This was absolutely golden.
I must admit that I never quite get the perennial complaints about “cliches” and stories being “generic,” etc.—schoolgirl yuri is a genre, not documentary realism, and the characteristic tropes are what make it so. (You might as well complain about detective shows where the protagonist is a maverick who doesn’t play by the rules but always gets the job done, etc.) What matters is what a story does with the tropes, and I think what this one does is almost always surprising and sometimes amazing.
For instance, that kissing scene in chapter 2 has quickly become one of my all-time favorites—Ena pulls away from the sudden kiss not in shock—as we’ve seen a million times before—but because she doesn’t know how to breathe while kissing (there’s a knack to it, dear—just keep practicing), and where other stories would then have the MC brood about the meaning of the kiss for a chapter or two, Ena just pinches Mishio’s cheeks and tells her how cute she is.

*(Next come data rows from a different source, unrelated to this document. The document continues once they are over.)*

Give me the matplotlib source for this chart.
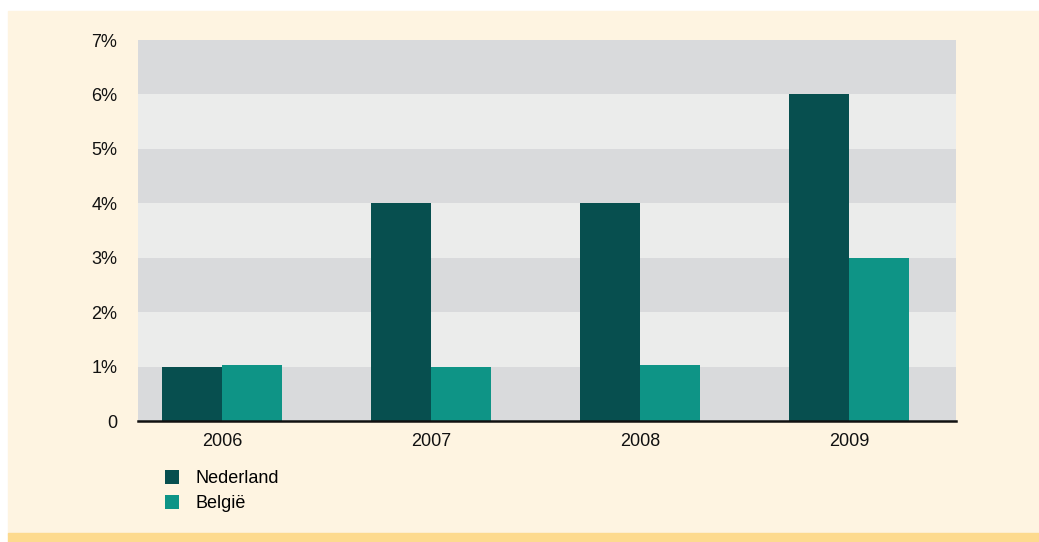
import numpy as np
import matplotlib.pyplot as plt
from matplotlib.patches import Rectangle

plt.rcParams['font.family'] = ['Liberation Sans', 'DejaVu Sans']

years = ['2006', '2007', '2008', '2009']
nederland = [1.0, 4.0, 4.0, 6.0]
belgie = [1.02, 1.0, 1.02, 3.0]
y_ticks = [0, 1, 2, 3, 4, 5, 6, 7]
y_labels = ['0', '1%', '2%', '3%', '4%', '5%', '6%', '7%']

c_nl = '#074F4F'
c_be = '#0E9486'
band_dark = '#D9DADC'
band_light = '#EBECEB'
cream = '#FEF4E1'

W, H = 1039, 542
fig = plt.figure(figsize=(W / 100, H / 100), dpi=100)
fig.patch.set_facecolor('white')

# cream panel with yellow strip at the bottom
fig.patches.append(Rectangle((8 / W, 7 / H), (W - 8) / W, (H - 18) / H,
                             transform=fig.transFigure, color=cream, zorder=-2))
fig.patches.append(Rectangle((8 / W, 0), (W - 8) / W, 9 / H,
                             transform=fig.transFigure, color='#FDDA8E', zorder=-1))

ax = fig.add_axes([138 / W, 1 - 421 / H, (956 - 138) / W, (421 - 40) / H])
ax.set_facecolor(band_light)

x = np.arange(len(years))
w = 0.287
ax.set_xlim(-0.402, 3.512)
ax.set_ylim(0, 7)

# alternating horizontal bands
for i in range(7):
    ax.axhspan(i, i + 1, color=band_dark if i % 2 == 0 else band_light, zorder=0, lw=0)

ax.bar(x - w / 2, nederland, w, color=c_nl, label='Nederland', zorder=2)
ax.bar(x + w / 2, belgie, w, color=c_be, label='België', zorder=2)

for s in ['top', 'right', 'left']:
    ax.spines[s].set_visible(False)
ax.spines['bottom'].set_linewidth(1.8)
ax.spines['bottom'].set_color('#111111')
ax.spines['bottom'].set_zorder(3)

ax.set_xticks(x)
ax.set_xticklabels(years)
ax.set_yticks(y_ticks)
ax.set_yticklabels(y_labels)
ax.tick_params(axis='both', length=0, labelsize=13, colors='#111111')
ax.tick_params(axis='y', pad=15)
ax.tick_params(axis='x', pad=9)

leg = fig.legend(loc='upper left', bbox_to_anchor=(158 / W, 1 - 463 / H),
                 frameon=False, fontsize=13, handlelength=0.75, handleheight=0.75,
                 handletextpad=0.9, labelspacing=0.45, borderaxespad=0)

fig.savefig('out.png', dpi=100, facecolor=fig.get_facecolor())
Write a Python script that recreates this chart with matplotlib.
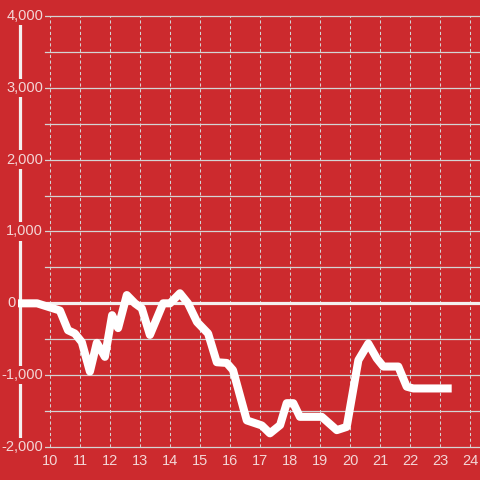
import matplotlib
matplotlib.use("Agg")
import matplotlib.pyplot as plt

plt.rcParams['font.family'] = ['Liberation Sans', 'DejaVu Sans']

hours = [8.93, 9.57, 10.33, 10.6, 10.83, 11.06, 11.33, 11.56, 11.83, 12.07, 12.27,
         12.56, 12.83, 13.06, 13.33, 13.77, 14.0, 14.33, 14.6, 14.9, 15.27, 15.56,
         15.89, 16.1, 16.56, 17.06, 17.33, 17.67, 17.89, 18.11, 18.33, 19.06, 19.56,
         19.89, 20.28, 20.61, 20.89, 21.11, 21.61, 21.89, 22.11, 23.39]
values = [0, 0, -100, -375, -420, -540, -950, -550, -745, -165, -345,
          115, 0, -70, -440, 0, 0, 140, 0, -260, -420, -820,
          -830, -930, -1630, -1700, -1810, -1695, -1390, -1390, -1580, -1580, -1765,
          -1720, -790, -560, -765, -880, -880, -1160, -1185, -1185]

x_ticks = list(range(10, 25))
y_ticks = [-2000, -1000, 0, 1000, 2000, 3000, 4000]
y_grid = [-2000, -1500, -1000, -500, 500, 1000, 1500, 2000, 2500, 3000, 3500, 4000]

bg = '#cc2a2e'
txt = '#f3d6d6'
grid_c = '#d4d4d4'

fig = plt.figure(figsize=(4.8, 4.8), dpi=100, facecolor=bg)
ax = fig.add_axes([0, 0, 1, 1])
ax.set_facecolor(bg)
x0, x1 = 8.3333, 24.3333
y0, y1 = -2459.4, 4222.7
ax.set_xlim(x0, x1)
ax.set_ylim(y0, y1)
ax.axis('off')

for yv in y_grid:
    ax.plot([9.83, x1], [yv, yv], color=grid_c, lw=0.9, zorder=1)
for xv in x_ticks:
    ax.plot([xv, xv], [-2000, 4000], color=grid_c, lw=0.75,
            linestyle=(0, (3, 2.5)), zorder=1)

ax.plot([9.0, x1], [0, 0], color='#f4f0f0', lw=2.3, zorder=2)
ax.plot([9.0, 9.0], [-2000, 4000], color='#f4f0f0', lw=2.3, zorder=2)

ax.plot(hours, values, color='white', lw=5.8, solid_joinstyle='round',
        solid_capstyle='butt', zorder=3)

for yv in y_ticks:
    xr = 8.85 if yv == 0 else 9.77
    ax.text(xr, yv, f"{yv:,}", ha='right', va='center', color=txt,
            fontsize=10.5, zorder=5,
            bbox=dict(boxstyle='square,pad=0.15', fc=bg, ec='none'))
for xv in x_ticks:
    ax.text(xv, -2195, str(xv), ha='center', va='center', color=txt,
            fontsize=10.5, zorder=5)

fig.savefig('out.png', dpi=100, facecolor=bg)
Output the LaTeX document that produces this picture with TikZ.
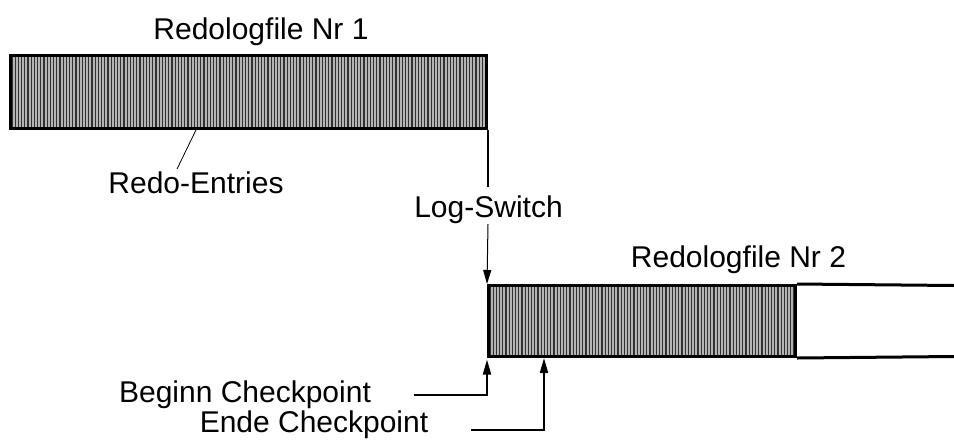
\documentclass[tikz,border=0pt]{standalone}
\usepackage{fontspec}
\setmainfont{Liberation Sans}
\usetikzlibrary{arrows.meta}

\definecolor{hatchlight}{RGB}{180,180,180}
\definecolor{hatchdark}{RGB}{50,50,50}

\begin{document}
\begin{tikzpicture}[x=1pt,y=-1pt,
  lbl/.style={font=\fontsize{30}{36}\selectfont, inner sep=0pt, anchor=base},
  hatched/.style={draw, line width=3pt, inner sep=0pt, fill=hatchlight,
    path picture={
      \foreach \k in {1.5,4.7,...,480}
        \draw[hatchdark, line width=1.1pt]
          ([xshift=\k pt]path picture bounding box.south west) --
          ([xshift=\k pt]path picture bounding box.north west);
    }},
  barline/.style={line width=3pt},
  thinlead/.style={line width=0.8pt},
  lsarrow/.style={line width=1pt, -{Triangle[width=8pt,length=14pt]}},
  cparrow/.style={line width=2pt, -{Triangle[width=8pt,length=15pt]}}
]
\useasboundingbox (0,0) rectangle (954,440);

% first redo log file, completely written
\node[hatched, minimum width=476pt, minimum height=73pt] (bar1) at (248.5,92) {};
\node[lbl] (t1) at (261,39) {Redologfile Nr 1};

% leader to the redo entries
\coordinate (reTop) at (196,130);
\coordinate (reBot) at (177,169);
\draw[thinlead] (reTop) -- (reBot);
\node[lbl] (re) at (196,193) {Redo-Entries};

% second redo log file, partly written
\node[hatched, minimum width=307pt, minimum height=71pt] (bar2) at (642,321) {};
\coordinate (b2top) at (954,285.5);
\coordinate (b2bot) at (954,356.5);
\draw[barline] (bar2.north east) -- (b2top);
\draw[barline] (bar2.south east) -- (b2bot);
\node[lbl] (t2) at (738.5,267) {Redologfile Nr 2};

% log switch from file 1 to file 2
\coordinate (lsTop) at (488,187);
\coordinate (lsBot) at (488,224);
\draw[line width=2pt] (bar1.south east) -- (lsTop);
\node[lbl] (ls) at (488.5,217) {Log-Switch};
\draw[lsarrow] (lsBot) -- (bar2.north west);

% checkpoints
\coordinate (bcStart) at (414,395);
\coordinate (ecStart) at (471,430);
\coordinate (ecTip) at (544,358);
\draw[cparrow] (bcStart) -| ([yshift=-1.5pt]bar2.south west);
\draw[cparrow] (ecStart) -| (ecTip);
\node[lbl] (bc) at (245,402) {Beginn Checkpoint};
\node[lbl] (ec) at (314,432) {Ende Checkpoint};
\end{tikzpicture}
\end{document}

Ena was such a sweetheart.
Very true, but “sweetheart” really hardly begins to cover it—Ena is a freaking angst- and drama-destroying yuri super-ninja. Somebody upstream asked how you make a character be so consistently excellent without turning her into an unbelievable Mary Sue. I think this story does it, but at this point I’m not quite sure exactly how. So I’ll have to read it a couple dozen more times and figure it out.